**Task requirements:** Below is some material; transcribe all of it exactly.

[start of Given material]

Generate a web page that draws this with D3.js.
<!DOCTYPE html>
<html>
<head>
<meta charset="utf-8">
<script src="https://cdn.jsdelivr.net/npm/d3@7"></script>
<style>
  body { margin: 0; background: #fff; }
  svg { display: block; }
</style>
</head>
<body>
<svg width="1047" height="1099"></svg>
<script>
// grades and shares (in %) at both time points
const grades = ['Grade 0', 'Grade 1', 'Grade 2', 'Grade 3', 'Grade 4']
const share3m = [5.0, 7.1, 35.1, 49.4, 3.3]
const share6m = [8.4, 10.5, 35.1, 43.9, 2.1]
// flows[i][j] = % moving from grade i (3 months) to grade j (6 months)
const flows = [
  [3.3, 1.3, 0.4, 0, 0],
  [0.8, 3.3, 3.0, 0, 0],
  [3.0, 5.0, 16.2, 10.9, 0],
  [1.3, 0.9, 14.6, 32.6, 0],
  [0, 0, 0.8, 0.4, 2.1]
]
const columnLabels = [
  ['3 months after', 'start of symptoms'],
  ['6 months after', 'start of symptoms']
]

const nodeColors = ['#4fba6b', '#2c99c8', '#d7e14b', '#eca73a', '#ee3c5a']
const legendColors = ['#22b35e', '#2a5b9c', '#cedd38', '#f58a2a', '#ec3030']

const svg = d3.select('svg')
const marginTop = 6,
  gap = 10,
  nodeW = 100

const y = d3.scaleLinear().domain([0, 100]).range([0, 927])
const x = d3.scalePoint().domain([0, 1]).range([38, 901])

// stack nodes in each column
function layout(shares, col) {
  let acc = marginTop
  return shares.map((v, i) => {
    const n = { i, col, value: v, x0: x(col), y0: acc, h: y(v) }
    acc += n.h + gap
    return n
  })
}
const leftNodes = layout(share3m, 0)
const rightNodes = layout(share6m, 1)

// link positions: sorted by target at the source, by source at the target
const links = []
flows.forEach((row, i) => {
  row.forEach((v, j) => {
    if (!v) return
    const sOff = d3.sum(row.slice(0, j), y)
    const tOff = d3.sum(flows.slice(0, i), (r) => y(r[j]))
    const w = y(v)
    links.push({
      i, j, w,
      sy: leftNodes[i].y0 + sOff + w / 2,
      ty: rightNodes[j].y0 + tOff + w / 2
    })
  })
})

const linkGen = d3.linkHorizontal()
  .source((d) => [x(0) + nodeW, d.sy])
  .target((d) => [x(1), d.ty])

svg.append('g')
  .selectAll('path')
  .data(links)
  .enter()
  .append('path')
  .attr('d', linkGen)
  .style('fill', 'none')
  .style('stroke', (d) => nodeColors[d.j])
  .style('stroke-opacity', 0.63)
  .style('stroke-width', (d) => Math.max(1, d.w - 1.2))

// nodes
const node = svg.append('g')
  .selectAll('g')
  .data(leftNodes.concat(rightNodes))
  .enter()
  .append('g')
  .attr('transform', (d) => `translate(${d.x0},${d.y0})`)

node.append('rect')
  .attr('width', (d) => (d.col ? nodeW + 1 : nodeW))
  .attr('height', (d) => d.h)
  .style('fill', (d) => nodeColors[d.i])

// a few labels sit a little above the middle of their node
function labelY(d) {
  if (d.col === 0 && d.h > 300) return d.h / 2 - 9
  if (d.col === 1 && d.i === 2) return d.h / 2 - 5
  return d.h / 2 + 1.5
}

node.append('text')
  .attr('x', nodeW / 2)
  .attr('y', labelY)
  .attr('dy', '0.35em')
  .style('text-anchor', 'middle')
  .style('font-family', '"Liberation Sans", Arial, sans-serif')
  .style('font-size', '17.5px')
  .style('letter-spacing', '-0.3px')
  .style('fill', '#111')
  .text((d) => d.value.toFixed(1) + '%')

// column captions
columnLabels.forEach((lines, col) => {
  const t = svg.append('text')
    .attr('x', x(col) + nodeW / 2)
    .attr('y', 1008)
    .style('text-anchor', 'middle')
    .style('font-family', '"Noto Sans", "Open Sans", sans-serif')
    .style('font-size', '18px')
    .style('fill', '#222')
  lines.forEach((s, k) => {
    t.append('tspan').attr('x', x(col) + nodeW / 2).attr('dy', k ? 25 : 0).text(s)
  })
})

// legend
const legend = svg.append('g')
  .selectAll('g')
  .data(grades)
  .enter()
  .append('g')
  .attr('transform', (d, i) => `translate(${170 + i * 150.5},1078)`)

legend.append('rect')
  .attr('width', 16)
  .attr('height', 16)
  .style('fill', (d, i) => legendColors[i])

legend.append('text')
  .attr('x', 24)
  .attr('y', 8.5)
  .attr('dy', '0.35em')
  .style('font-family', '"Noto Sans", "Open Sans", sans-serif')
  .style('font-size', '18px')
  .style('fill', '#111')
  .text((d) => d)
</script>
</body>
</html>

[end of Given material]

**Solution to this task:**
Generate a web page that draws this with D3.js.
<!DOCTYPE html>
<html>
<head>
<meta charset="utf-8">
<script src="https://cdn.jsdelivr.net/npm/d3@7"></script>
<style>
  body { margin: 0; background: #fff; }
  svg { display: block; }
</style>
</head>
<body>
<svg width="1047" height="1099"></svg>
<script>
// grades and shares (in %) at both time points
const grades = ['Grade 0', 'Grade 1', 'Grade 2', 'Grade 3', 'Grade 4']
const share3m = [5.0, 7.1, 35.1, 49.4, 3.3]
const share6m = [8.4, 10.5, 35.1, 43.9, 2.1]
// flows[i][j] = % moving from grade i (3 months) to grade j (6 months)
const flows = [
  [3.3, 1.3, 0.4, 0, 0],
  [0.8, 3.3, 3.0, 0, 0],
  [3.0, 5.0, 16.2, 10.9, 0],
  [1.3, 0.9, 14.6, 32.6, 0],
  [0, 0, 0.8, 0.4, 2.1]
]
const columnLabels = [
  ['3 months after', 'start of symptoms'],
  ['6 months after', 'start of symptoms']
]

const nodeColors = ['#4fba6b', '#2c99c8', '#d7e14b', '#eca73a', '#ee3c5a']
const legendColors = ['#22b35e', '#2a5b9c', '#cedd38', '#f58a2a', '#ec3030']

const svg = d3.select('svg')
const marginTop = 6,
  gap = 10,
  nodeW = 100

const y = d3.scaleLinear().domain([0, 100]).range([0, 927])
const x = d3.scalePoint().domain([0, 1]).range([38, 901])

// stack nodes in each column
function layout(shares, col) {
  let acc = marginTop
  return shares.map((v, i) => {
    const n = { i, col, value: v, x0: x(col), y0: acc, h: y(v) }
    acc += n.h + gap
    return n
  })
}
const leftNodes = layout(share3m, 0)
const rightNodes = layout(share6m, 1)

// link positions: sorted by target at the source, by source at the target
const links = []
flows.forEach((row, i) => {
  row.forEach((v, j) => {
    if (!v) return
    const sOff = d3.sum(row.slice(0, j), y)
    const tOff = d3.sum(flows.slice(0, i), (r) => y(r[j]))
    const w = y(v)
    links.push({
      i, j, w,
      sy: leftNodes[i].y0 + sOff + w / 2,
      ty: rightNodes[j].y0 + tOff + w / 2
    })
  })
})

const linkGen = d3.linkHorizontal()
  .source((d) => [x(0) + nodeW, d.sy])
  .target((d) => [x(1), d.ty])

svg.append('g')
  .selectAll('path')
  .data(links)
  .enter()
  .append('path')
  .attr('d', linkGen)
  .style('fill', 'none')
  .style('stroke', (d) => nodeColors[d.j])
  .style('stroke-opacity', 0.63)
  .style('stroke-width', (d) => Math.max(1, d.w - 1.2))

// nodes
const node = svg.append('g')
  .selectAll('g')
  .data(leftNodes.concat(rightNodes))
  .enter()
  .append('g')
  .attr('transform', (d) => `translate(${d.x0},${d.y0})`)

node.append('rect')
  .attr('width', (d) => (d.col ? nodeW + 1 : nodeW))
  .attr('height', (d) => d.h)
  .style('fill', (d) => nodeColors[d.i])

// a few labels sit a little above the middle of their node
function labelY(d) {
  if (d.col === 0 && d.h > 300) return d.h / 2 - 9
  if (d.col === 1 && d.i === 2) return d.h / 2 - 5
  return d.h / 2 + 1.5
}

node.append('text')
  .attr('x', nodeW / 2)
  .attr('y', labelY)
  .attr('dy', '0.35em')
  .style('text-anchor', 'middle')
  .style('font-family', '"Liberation Sans", Arial, sans-serif')
  .style('font-size', '17.5px')
  .style('letter-spacing', '-0.3px')
  .style('fill', '#111')
  .text((d) => d.value.toFixed(1) + '%')

// column captions
columnLabels.forEach((lines, col) => {
  const t = svg.append('text')
    .attr('x', x(col) + nodeW / 2)
    .attr('y', 1008)
    .style('text-anchor', 'middle')
    .style('font-family', '"Noto Sans", "Open Sans", sans-serif')
    .style('font-size', '18px')
    .style('fill', '#222')
  lines.forEach((s, k) => {
    t.append('tspan').attr('x', x(col) + nodeW / 2).attr('dy', k ? 25 : 0).text(s)
  })
})

// legend
const legend = svg.append('g')
  .selectAll('g')
  .data(grades)
  .enter()
  .append('g')
  .attr('transform', (d, i) => `translate(${170 + i * 150.5},1078)`)

legend.append('rect')
  .attr('width', 16)
  .attr('height', 16)
  .style('fill', (d, i) => legendColors[i])

legend.append('text')
  .attr('x', 24)
  .attr('y', 8.5)
  .attr('dy', '0.35em')
  .style('font-family', '"Noto Sans", "Open Sans", sans-serif')
  .style('font-size', '18px')
  .style('fill', '#111')
  .text((d) => d)
</script>
</body>
</html>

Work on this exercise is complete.